Species of butterfly

Pieris ergane, the mountain small white, is a butterfly of the family Pieridae. It is found in Southern Europe, Asia Minor, Syria, Iraq, Iran and Transcaucasia.

==Description in Seitz==
[The length of the forewings is 19–24 mm.]
P. ergane Hhn. (= narcaea Frr) (20 d), from South-East Europe and Asia Minor, is beneath devoid
of black markings in male and female. The seasonal forms appear to differ only slightly; however, we
have not been able to ascertain anything certain on that point. — longomaculata Rostagno is yellowish white
above, the black spots of forewing are deeper in colour, larger, prolonged, the forewing beneath is
straw- colour, with chrome -yellow apical spot, the hindwing beneath being also chrome -yellow. — In female ab. magnimaculata Rostagno the black spots are still more developed than in longomaculata, while in male ab. semimaculata Rostagno the upperside of forewing, except the dark apical spot, is entirely white.
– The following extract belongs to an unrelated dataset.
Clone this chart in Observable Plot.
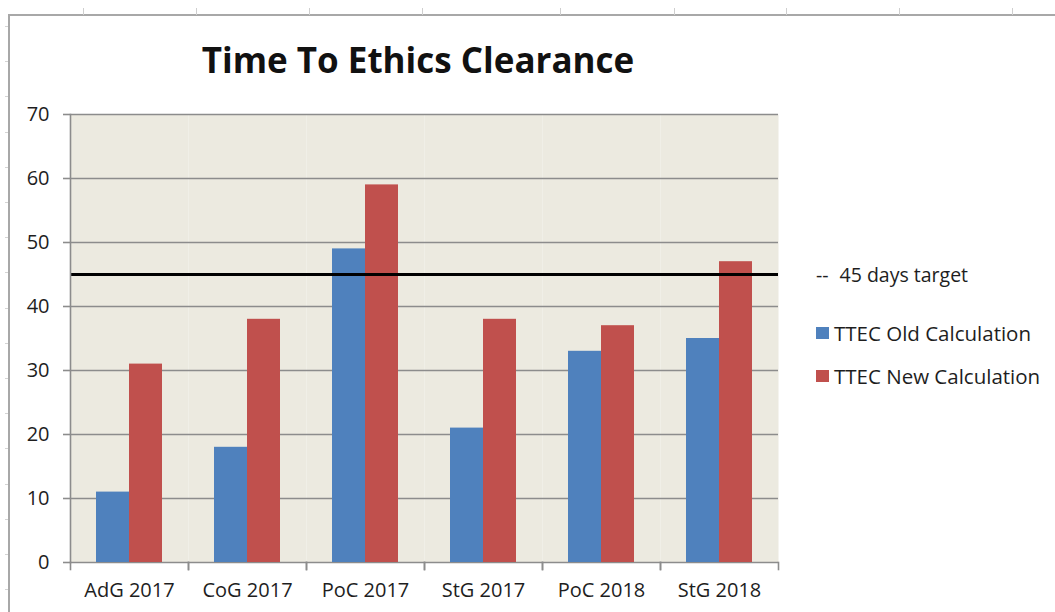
<!DOCTYPE html>
<html>
<head>
<meta charset="utf-8">
<script src="https://cdn.jsdelivr.net/npm/d3@7"></script>
<script src="https://cdn.jsdelivr.net/npm/@observablehq/plot@0.6"></script>
<style>
  html, body { margin: 0; padding: 0; background: #fff; }
  #wrap { position: relative; width: 1055px; height: 612px; overflow: hidden; font-family: "Open Sans", sans-serif; color: #1e1e1e; }
  #sheet { position: absolute; left: 8px; top: 14px; width: 1200px; height: 800px; border-left: 2px solid #a8a8a8; border-top: 2px solid #a8a8a8; }
  .cm { position: absolute; top: 8px; width: 1px; height: 7px; background: #cfcfcf; }
  .rm { position: absolute; left: 5px; width: 3px; height: 1px; background: #d4d4d4; }
  #chart { position: absolute; left: 0; top: 0; }
  #title { position: absolute; left: 0; width: 836px; top: 42px; text-align: center; font-weight: 700; font-size: 35px; line-height: 1; color: #111; }
  .lg { position: absolute; left: 816px; height: 24px; line-height: 24px; font-size: 20.5px; white-space: nowrap; display: flex; align-items: center; }
  .sw { display: inline-block; width: 13px; height: 12px; margin-right: 5px; }
</style>
</head>
<body>
<div id="wrap">
  <div id="sheet"></div>
  <div id="chart"></div>
  <div id="title"></div>
  <div id="legend"></div>
</div>
<script>
// ---- data ----
const categories = ["AdG 2017", "CoG 2017", "PoC 2017", "StG 2017", "PoC 2018", "StG 2018"];
const oldCalc = [11, 18, 49, 21, 33, 35];
const newCalc = [31, 38, 59, 38, 37, 47];
const seriesNames = ["TTEC Old Calculation", "TTEC New Calculation"];
const seriesColors = ["#4F81BD", "#C0504D"];
const targetDays = 45;
const targetLabel = "45 days target";
const yTicks = [0, 10, 20, 30, 40, 50, 60, 70];
const titleText = "Time To Ethics Clearance";

// ---- decorative spreadsheet marks ----
const wrap = document.getElementById("wrap");
[83, 196, 309, 422, 560, 674, 786, 899, 1012].forEach(x => {
  const d = document.createElement("div"); d.className = "cm"; d.style.left = x + "px"; wrap.appendChild(d);
});
for (let k = 0; k < 18; k++) {
  const d = document.createElement("div"); d.className = "rm"; d.style.top = Math.round(26 + 35.2 * k) + "px"; wrap.appendChild(d);
}

// ---- table ----
const rows = categories.flatMap((c, i) => [
  {category: c, series: seriesNames[0], value: oldCalc[i]},
  {category: c, series: seriesNames[1], value: newCalc[i]}
]);

const grid = "#8c8c8c";
const chart = Plot.plot({
  width: 800,
  height: 612,
  marginTop: 114,
  marginBottom: 50,
  marginLeft: 69,
  marginRight: 21,
  style: {fontFamily: "Open Sans, sans-serif", fontSize: "20px", color: "#1e1e1e", background: "transparent", overflow: "visible"},
  fx: {domain: categories, padding: 0, label: null, axis: null},
  x: {domain: seriesNames, paddingInner: 0, paddingOuter: 0.77, axis: null},
  y: {domain: [0, 70], axis: null},
  color: {domain: seriesNames, range: seriesColors},
  marks: [
    Plot.frame({fill: "#ECEAE0", stroke: "none"}),
    Plot.gridY(yTicks, {stroke: grid, strokeOpacity: 1, strokeWidth: 1.6}),
    Plot.barY(rows, {fx: "category", x: "series", y: "value", fill: "series"}),
    Plot.ruleY([targetDays], {stroke: "#000", strokeWidth: 3}),
    Plot.frame({anchor: "left", facet: "super", stroke: grid, strokeWidth: 1.6}),
    Plot.frame({anchor: "left", stroke: grid, strokeWidth: 1.6, insetTop: 448, insetBottom: -7}),
    Plot.frame({anchor: "right", stroke: grid, strokeWidth: 1.6, insetTop: 448, insetBottom: -7}),
    Plot.axisY(yTicks, {tickSize: 7, tickPadding: 14, stroke: grid, strokeWidth: 1.6, fill: "#1e1e1e", fontSize: 20, label: null}),
    Plot.axisFx({anchor: "bottom", tickSize: 0, tickPadding: 20, label: null, fontSize: 20, fill: "#1e1e1e"})
  ]
});
document.getElementById("chart").appendChild(chart);

// ---- title & legend ----
document.getElementById("title").textContent = titleText;
const legend = document.getElementById("legend");
const t = document.createElement("div");
t.className = "lg"; t.style.top = (275 - 12) + "px";
t.innerHTML = `<span style="margin-right:11px">--</span><span></span>`;
t.lastChild.textContent = targetLabel;
t.style.fontSize = "19.5px";
legend.appendChild(t);
seriesNames.forEach((s, i) => {
  const d = document.createElement("div");
  d.className = "lg"; d.style.top = ([333, 376][i] - 12) + "px";
  const sw = document.createElement("span"); sw.className = "sw"; sw.style.background = seriesColors[i];
  const tx = document.createElement("span"); tx.textContent = s;
  d.appendChild(sw); d.appendChild(tx); legend.appendChild(d);
});
</script>
</body>
</html>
These 3 forms have been observed in Central Italy. — Larva dull blue-green, head bluish green, the whole body dotted with numerous small black white-hairy warts, mouth-parts pale brown, the stigma-line represented on each segment only by a yellow spot, in which is situated the dark-brown-edged light brown stigma, thoracical legs coloured like the body, claws light brown, prolegs with light brown soles (Spuler).

==Biology==

Adults are on wing from April to September in two to three generations

The larvae feed on Aethionema saxatile and Aethionema orbiculatum.